◆ DATA TO PROCESS:
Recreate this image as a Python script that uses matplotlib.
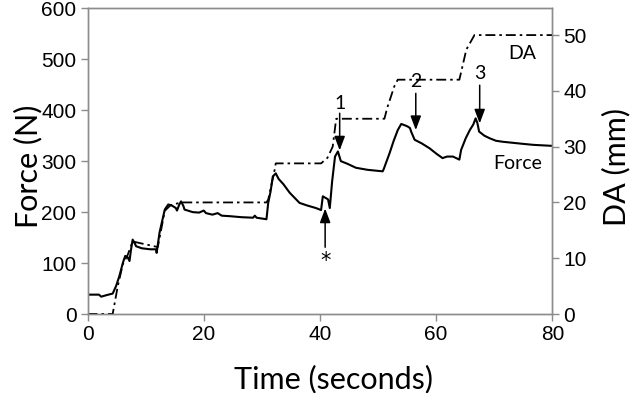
import matplotlib
matplotlib.use("Agg")
import matplotlib.pyplot as plt

# ---- data ----
force_t = [0, 1.97, 2.36, 2.95, 3.93, 4.33, 4.92, 5.5, 6.1, 6.49, 6.88, 7.23, 7.47, 7.77,
           8.16, 8.36, 9.34, 10.8, 11.8, 11.9, 12.4, 13.3, 13.9, 14.5, 15.2, 15.4, 15.8,
           16.1, 16.5, 16.7, 18.1, 19.2, 20.0, 20.4, 21.5, 22.4, 23.1, 24.5, 26.5, 28.5,
           28.8, 29.1, 30.8, 31.1, 31.5, 31.9, 32.4, 32.9, 33.7, 34.8, 35.9, 36.5, 37.8,
           39.3, 40.2, 40.5, 41.4, 41.7, 42.1, 42.6, 43.1, 43.6, 44.7, 46.2, 48.2, 50.8,
           51.0, 52.0, 52.7, 53.4, 54.0, 54.7, 55.1, 55.5, 55.7, 56.3, 57.5, 58.9, 60.0,
           61.1, 61.9, 62.9, 64.0, 64.3, 65.1, 65.8, 66.4, 66.8, 67.1, 67.4, 68.3, 69.2,
           70.3, 71.5, 73.2, 74.9, 76.7, 80.0]
force_n = [38, 38, 34, 36, 39, 40, 55, 75, 101, 114, 112, 104, 125, 146,
           138, 133, 129, 127, 127, 120, 160, 205, 215, 213, 208, 203, 215,
           221, 212, 205, 200, 199, 203, 198, 195, 198, 193, 192, 190, 189,
           193, 189, 186, 218, 240, 270, 276, 265, 255, 238, 225, 218, 213,
           208, 204, 231, 225, 208, 260, 309, 319, 300, 295, 287, 283, 280,
           285, 316, 340, 361, 373, 370, 368, 365, 358, 342, 335, 325, 315,
           306, 309, 309, 303, 322, 345, 361, 372, 384, 375, 358, 350, 345,
           340, 338, 336, 334, 332, 330]

da_t = [0, 4.33, 5.21, 6.1, 6.88, 7.77, 12.1, 13.3, 14.3, 16.1, 30.8, 31.1, 32.2, 32.4,
        40.2, 41.3, 42.2, 42.8, 51.1, 51.6, 52.8, 53.4, 64.0, 65.2, 66.6, 80.0]
da_mm = [0, 0, 5, 9, 10.5, 13, 12, 18.5, 19.5, 20, 20, 20.5, 25.8, 27,
         27, 28, 30, 35, 35, 37, 40.8, 42, 42, 47.4, 50, 50]

x_ticks = [0, 20, 40, 60, 80]
force_ticks = [0, 100, 200, 300, 400, 500, 600]
da_ticks = [0, 10, 20, 30, 40, 50]

# annotations: (label, time, label_force, arrow_from_force, arrow_to_force)
marks = [("1", 43.4, 414, 394, 321),
         ("2", 56.5, 456, 433, 361),
         ("3", 67.5, 473, 449, 374)]
star = ("*", 40.9, 104, 131, 207)

# ---- plot ----
fig = plt.figure(figsize=(6.3, 3.93), dpi=100)
ax = fig.add_axes([0.1389, 0.201, 0.7378, 0.7779])
ax2 = ax.twinx()

gray = "#8c8c8c"
tick_font = "Liberation Sans"
label_font = "Lato"

ax.plot(force_t, force_n, color="black", lw=1.5)
ax2.plot(da_t, da_mm, color="black", lw=1.3, linestyle=(0, (5.5, 2.2, 1.4, 2.2)))

ax.set_xlim(0, 80)
ax.set_ylim(0, 600)
ax2.set_ylim(0, 54.8)
ax.set_xticks(x_ticks)
ax.set_yticks(force_ticks)
ax2.set_yticks(da_ticks)

for a in (ax, ax2):
    for s in a.spines.values():
        s.set_color(gray)
        s.set_linewidth(1.0)
    a.tick_params(direction="out", length=5, width=1, color=gray,
                  labelsize=15, pad=3)
    for lab in a.get_xticklabels() + a.get_yticklabels():
        lab.set_fontfamily(tick_font)

fig.text(0.529, 0.012, "Time (seconds)", fontsize=22, fontfamily=label_font,
         ha="center", va="baseline")
fig.text(0.0444, 0.576, "Force (N)", fontsize=22, fontfamily=label_font,
         ha="center", va="center", rotation=90)
fig.text(0.978, 0.574, "DA (mm)", fontsize=22, fontfamily=label_font,
         ha="center", va="center", rotation=90)

arrow_kw = dict(arrowstyle="-|>,head_length=0.85,head_width=0.32", color="black",
                lw=1.1, shrinkA=0, shrinkB=0)
for lab, t, ly, y0, y1 in marks:
    ax.annotate("", xy=(t, y1), xytext=(t, y0), arrowprops=arrow_kw)
    ax.text(t, ly, lab, ha="center", va="center", fontsize=14, fontfamily=label_font)
lab, t, ly, y0, y1 = star
ax.annotate("", xy=(t, y1), xytext=(t, y0), arrowprops=arrow_kw)
ax.text(t, ly, lab, ha="center", va="center", fontsize=15, fontfamily="DejaVu Sans")

ax.text(74.9, 512, "DA", ha="center", va="center", fontsize=14, fontfamily=label_font)
ax.text(74.1, 296, "Force", ha="center", va="center", fontsize=14, fontfamily=label_font)

fig.savefig("out.png", dpi=100)
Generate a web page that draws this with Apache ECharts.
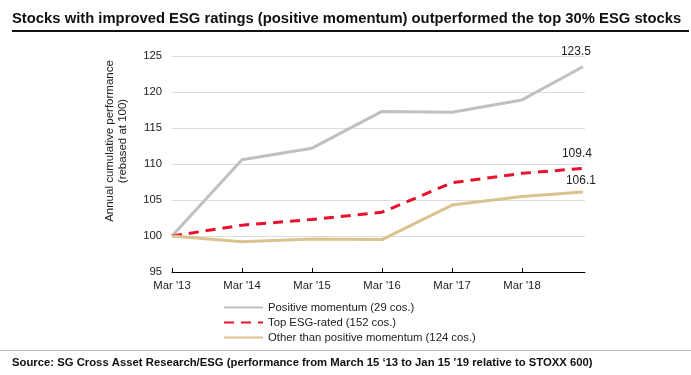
<!DOCTYPE html>
<html>
<head>
<meta charset="utf-8">
<script src="https://cdn.jsdelivr.net/npm/echarts@6/dist/echarts.min.js"></script>
<style>
  html, body { margin: 0; padding: 0; background: #fff; }
  #chart { width: 691px; height: 375px; }
</style>
</head>
<body>
<div id="chart"></div>
<script>
// x positions in years since Mar '13 (last point is Jan '19)
var xPos = [0, 1, 2, 3, 4, 5, 5.87];
var tickLabels = ["Mar '13", "Mar '14", "Mar '15", "Mar '16", "Mar '17", "Mar '18"];
var positiveMomentum = [100, 110.6, 112.2, 117.3, 117.2, 118.9, 123.5];
var topEsgRated = [100, 101.5, 102.3, 103.3, 107.4, 108.7, 109.4];
var otherThanPositive = [100, 99.2, 99.6, 99.5, 104.3, 105.5, 106.1];
var seriesNames = ['Positive momentum (29 cos.)', 'Top ESG-rated (152 cos.)', 'Other than positive momentum (124 cos.)'];

var FONT = 'Liberation Sans';

function pairs(values) {
  return values.map(function (v, i) { return [xPos[i], v]; });
}

function endLabel(offset) {
  return {
    show: true,
    offset: offset,
    color: '#222',
    fontSize: 12,
    fontFamily: FONT,
    formatter: function (p) { return p.value[1].toFixed(1); }
  };
}

var chart = echarts.init(document.getElementById('chart'));

var option = {
  animation: false,
  textStyle: { fontFamily: FONT },
  title: {
    text: 'Stocks with improved ESG ratings (positive momentum) outperformed the top 30% ESG stocks',
    left: 7,
    top: 6,
    textStyle: { fontSize: 14.8, fontWeight: 'bold', color: '#111', fontFamily: FONT }
  },
  grid: { left: 172, right: 106, top: 56, bottom: 103 },
  legend: {
    orient: 'vertical',
    left: 218,
    top: 297,
    itemWidth: 39,
    itemHeight: 12,
    itemGap: 4,
    itemStyle: { opacity: 0 },
    textStyle: { fontSize: 11.3, color: '#222', fontFamily: FONT },
    data: seriesNames
  },
  xAxis: {
    type: 'value',
    min: 0,
    max: 5.9,
    interval: 1,
    axisLine: { show: true, lineStyle: { color: '#000', width: 1 } },
    axisTick: { show: true, inside: true, length: 4, lineStyle: { color: '#000' } },
    splitLine: { show: false },
    axisLabel: {
      color: '#222',
      fontSize: 11.3,
      margin: 8,
      showMaxLabel: false,
      formatter: function (v) {
        var i = Math.round(v);
        return tickLabels[i] !== undefined && Math.abs(v - i) < 1e-6 ? tickLabels[i] : '';
      }
    }
  },
  yAxis: {
    type: 'value',
    min: 95,
    max: 125,
    interval: 5,
    axisLine: { show: false },
    axisTick: { show: false },
    splitLine: { show: true, lineStyle: { color: '#dcdcdc', width: 1 } },
    axisLabel: { color: '#222', fontSize: 11.3, margin: 10 }
  },
  graphic: [
    {
      type: 'rect',
      shape: { x: 12, y: 30, width: 677, height: 2 },
      style: { fill: '#111' }
    },
    {
      type: 'rect',
      shape: { x: 0, y: 350, width: 691, height: 1 },
      style: { fill: '#bdbdbd' }
    },
    {
      type: 'text',
      left: 12,
      top: 357,
      style: {
        text: "Source: SG Cross Asset Research/ESG (performance from March 15 \u201813 to Jan 15 \u201919 relative to STOXX 600)",
        font: 'bold 11.3px ' + FONT,
        fill: '#111'
      }
    },
    {
      type: 'text',
      x: 116,
      y: 141,
      rotation: Math.PI / 2,
      style: {
        text: 'Annual cumulative performance\n(rebased at 100)',
        font: '11.5px ' + FONT,
        fill: '#222',
        align: 'center',
        verticalAlign: 'middle',
        lineHeight: 13
      }
    }
  ],
  series: [
    {
      name: seriesNames[0],
      type: 'line',
      symbol: 'none',
      data: pairs(positiveMomentum),
      lineStyle: { color: '#c3bfbe', width: 3 },
      itemStyle: { color: '#c3bfbe' },
      endLabel: endLabel([-30, -15])
    },
    {
      name: seriesNames[1],
      type: 'line',
      symbol: 'none',
      data: pairs(topEsgRated),
      lineStyle: { color: '#e8112d', width: 3, type: [10, 7] },
      itemStyle: { color: '#e8112d' },
      endLabel: endLabel([-29, -15])
    },
    {
      name: seriesNames[2],
      type: 'line',
      symbol: 'none',
      data: pairs(otherThanPositive),
      lineStyle: { color: '#d9c38f', width: 3 },
      itemStyle: { color: '#d9c38f' },
      endLabel: endLabel([-25, -11])
    }
  ]
};

chart.setOption(option);
</script>
</body>
</html>
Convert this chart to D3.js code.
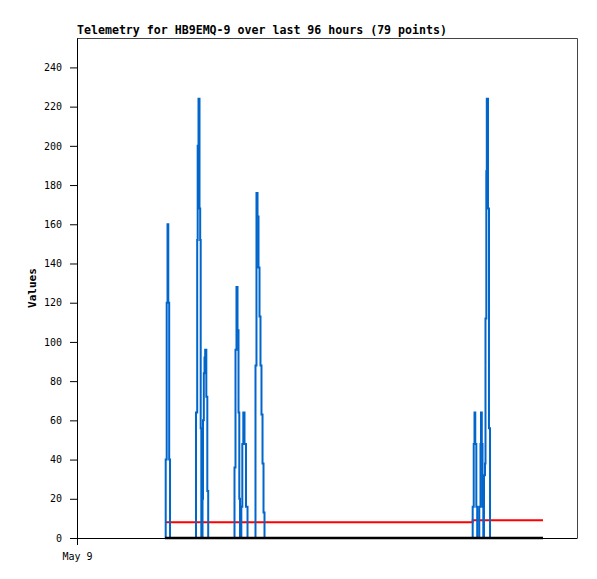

◆ WHAT YOU HAVE TO DO: Reproduce the records word for word, please, from their first line up to and including the line that contains "da_ticks = [0, 10, 20, 30, 40, 50]", but no pictures.

◆ SOLUTION:
Recreate this image as a Python script that uses matplotlib.
import matplotlib
matplotlib.use("Agg")
import matplotlib.pyplot as plt

# ---- data ----
force_t = [0, 1.97, 2.36, 2.95, 3.93, 4.33, 4.92, 5.5, 6.1, 6.49, 6.88, 7.23, 7.47, 7.77,
           8.16, 8.36, 9.34, 10.8, 11.8, 11.9, 12.4, 13.3, 13.9, 14.5, 15.2, 15.4, 15.8,
           16.1, 16.5, 16.7, 18.1, 19.2, 20.0, 20.4, 21.5, 22.4, 23.1, 24.5, 26.5, 28.5,
           28.8, 29.1, 30.8, 31.1, 31.5, 31.9, 32.4, 32.9, 33.7, 34.8, 35.9, 36.5, 37.8,
           39.3, 40.2, 40.5, 41.4, 41.7, 42.1, 42.6, 43.1, 43.6, 44.7, 46.2, 48.2, 50.8,
           51.0, 52.0, 52.7, 53.4, 54.0, 54.7, 55.1, 55.5, 55.7, 56.3, 57.5, 58.9, 60.0,
           61.1, 61.9, 62.9, 64.0, 64.3, 65.1, 65.8, 66.4, 66.8, 67.1, 67.4, 68.3, 69.2,
           70.3, 71.5, 73.2, 74.9, 76.7, 80.0]
force_n = [38, 38, 34, 36, 39, 40, 55, 75, 101, 114, 112, 104, 125, 146,
           138, 133, 129, 127, 127, 120, 160, 205, 215, 213, 208, 203, 215,
           221, 212, 205, 200, 199, 203, 198, 195, 198, 193, 192, 190, 189,
           193, 189, 186, 218, 240, 270, 276, 265, 255, 238, 225, 218, 213,
           208, 204, 231, 225, 208, 260, 309, 319, 300, 295, 287, 283, 280,
           285, 316, 340, 361, 373, 370, 368, 365, 358, 342, 335, 325, 315,
           306, 309, 309, 303, 322, 345, 361, 372, 384, 375, 358, 350, 345,
           340, 338, 336, 334, 332, 330]

da_t = [0, 4.33, 5.21, 6.1, 6.88, 7.77, 12.1, 13.3, 14.3, 16.1, 30.8, 31.1, 32.2, 32.4,
        40.2, 41.3, 42.2, 42.8, 51.1, 51.6, 52.8, 53.4, 64.0, 65.2, 66.6, 80.0]
da_mm = [0, 0, 5, 9, 10.5, 13, 12, 18.5, 19.5, 20, 20, 20.5, 25.8, 27,
         27, 28, 30, 35, 35, 37, 40.8, 42, 42, 47.4, 50, 50]

x_ticks = [0, 20, 40, 60, 80]
force_ticks = [0, 100, 200, 300, 400, 500, 600]
da_ticks = [0, 10, 20, 30, 40, 50]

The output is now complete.